N-terminal and C-terminal modifications affect folding, release from the ribosomes and stability of in vitro synthesized proteins

Abstract

Important aspects of translation are release and folding of the synthesized protein into its three-dimensional structure. Studies from our group indicated that during in vitro protein synthesis a large portion of full-length polypeptides apparently accumulated as peptidyl-tRNA on ribosomes. We have also shown that some proteins though released in biologically active form may be inactivated without being degraded. These experiments were carried out by coupled transcription/translation using an Escherichia coli extract in which eukaryotic or prokaryotic test proteins were synthesized from their coding sequence inserted into specific plasmids. Experiments described here were designed to analyze the effects of N-terminal and C-terminal modifications of the coding sequence on the ribosomal release/termination process and on the stability of the newly synthesized protein.

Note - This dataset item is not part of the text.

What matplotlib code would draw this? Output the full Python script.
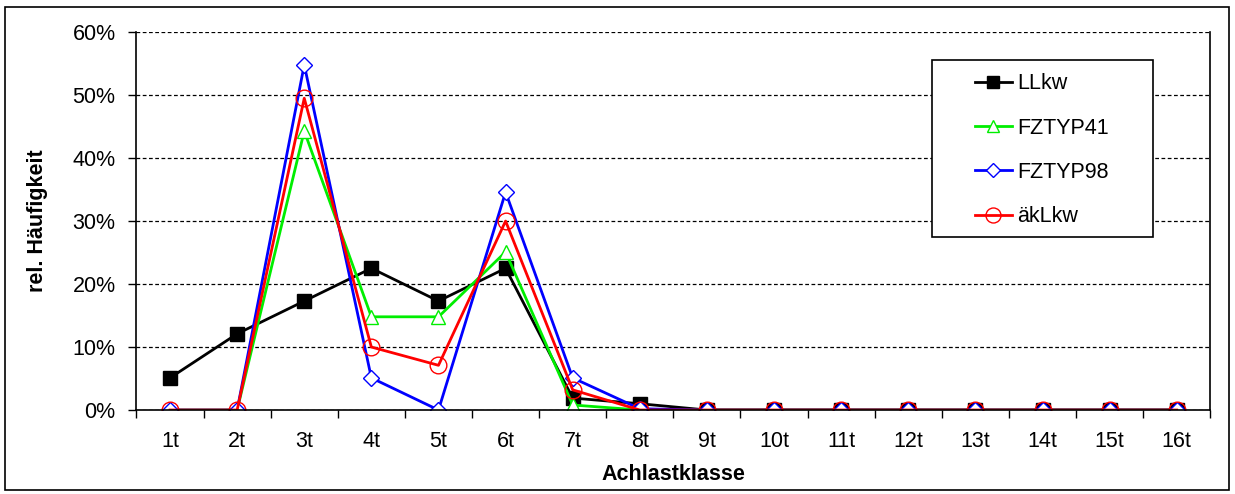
import matplotlib
matplotlib.use("Agg")
import numpy as np
import matplotlib.pyplot as plt
from matplotlib.patches import Rectangle
from matplotlib.ticker import FuncFormatter

plt.rcParams['font.family'] = ['Liberation Sans', 'DejaVu Sans']

# Achlastklassen
klassen = ['1t', '2t', '3t', '4t', '5t', '6t', '7t', '8t',
           '9t', '10t', '11t', '12t', '13t', '14t', '15t', '16t']

# relative Haeufigkeiten in Prozent
llkw = [5.1, 12.1, 17.3, 22.5, 17.3, 22.5, 1.9, 1.0, 0, 0, 0, 0, 0, 0, 0, 0]
fztyp41 = [0, 0, 44.3, 14.8, 14.8, 25.1, 0.8, 0, 0, 0, 0, 0, 0, 0, 0, 0]
fztyp98 = [0, 0, 54.8, 5.1, 0, 34.6, 5.1, 0.2, 0, 0, 0, 0, 0, 0, 0, 0]
aeklkw = [0, 0, 49.5, 10.0, 7.1, 30.0, 3.2, 0, 0, 0, 0, 0, 0, 0, 0, 0]

fs = 15.5
x = np.arange(1, len(klassen) + 1)

fig = plt.figure(figsize=(12.35, 4.94), dpi=100)
ax = fig.add_axes([0.1105, 0.170, 0.8695, 0.765])

ax.plot(x, llkw, color='black', lw=2, marker='s', ms=10, mfc='black',
        mec='black', label='LLkw')
ax.plot(x, fztyp41, color='#00ee00', lw=2, marker='^', ms=10, mfc='white',
        mec='#00ee00', mew=1, label='FZTYP41')
ax.plot(x, fztyp98, color='blue', lw=2, marker='D', ms=8, mfc='white',
        mec='blue', mew=1, label='FZTYP98')
ax.plot(x, aeklkw, color='red', lw=2, marker='o', ms=12, mfc='none',
        mec='red', mew=1, label='äkLkw')

ax.set_xlim(0.5, len(klassen) + 0.5)
ax.set_ylim(0, 60)
ax.set_yticks(np.arange(0, 61, 10))
ax.yaxis.set_major_formatter(FuncFormatter(lambda v, p: '%d%%' % v))
ax.yaxis.grid(True, color='black', ls=(0, (3, 2)), lw=0.9)
ax.set_axisbelow(True)

ax.set_xticks(np.arange(0.5, len(klassen) + 1, 1))
ax.set_xticklabels([])
ax.set_xticks(x, minor=True)
ax.set_xticklabels(klassen, minor=True)
ax.tick_params(axis='x', which='major', direction='out', length=6, width=1)
ax.tick_params(axis='x', which='minor', length=0, pad=15, labelsize=fs)
ax.tick_params(axis='y', direction='out', length=6, width=1, labelsize=fs, pad=9)

ax.spines['top'].set_visible(False)
for s in ['left', 'bottom', 'right']:
    ax.spines[s].set_linewidth(1.2)

ax.set_xlabel('Achlastklasse', fontsize=fs, fontweight='bold', labelpad=9)
ax.set_ylabel('rel. Häufigkeit', fontsize=fs, fontweight='bold', labelpad=18)

# legend without frame, white box with frame drawn separately
leg = ax.legend(loc='upper left', bbox_to_anchor=(0.781, 0.891), fontsize=fs,
                frameon=False, handlelength=1.7, labelspacing=1.08,
                borderpad=0, borderaxespad=0, handletextpad=0.25, markerscale=0.9)
leg.set_zorder(6)
ax.add_patch(Rectangle((0.7404, 0.4577), 0.206, 0.4683, transform=ax.transAxes,
                       facecolor='white', edgecolor='black', lw=1.2, zorder=5))

fig.patches.append(Rectangle((0.004, 0.008), 0.991, 0.978, transform=fig.transFigure,
                             fill=False, edgecolor='black', lw=1.2))

fig.savefig('out.png', dpi=100)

Elimination of the leader sequence in two proteins tested, mitichondrial rhodanese and bacterial beta-lactamase, caused an increase in the percentage of polypeptides released from the ribosomes relative to total synthesis. Conversely, an N-terminal extension such as a histidine-lag impaired the ribosomal release process. Also, a hydrophobic N-terminal modification of the synthesized protein reduced release of newly formed protein from the ribosomes. A C-terminal extension of the coding sequence for rhodanese by one amino acid decreased the percentage released polypeptide and furthermore affected the stability of the in vitro formed protein. We propose that a regulatory mechanism exists by which N-terminal and C-terminal sequences of a newly synthesized protein have feed-back effects on the termination factor-mediated release and on the stability of the native three-dimensional structure.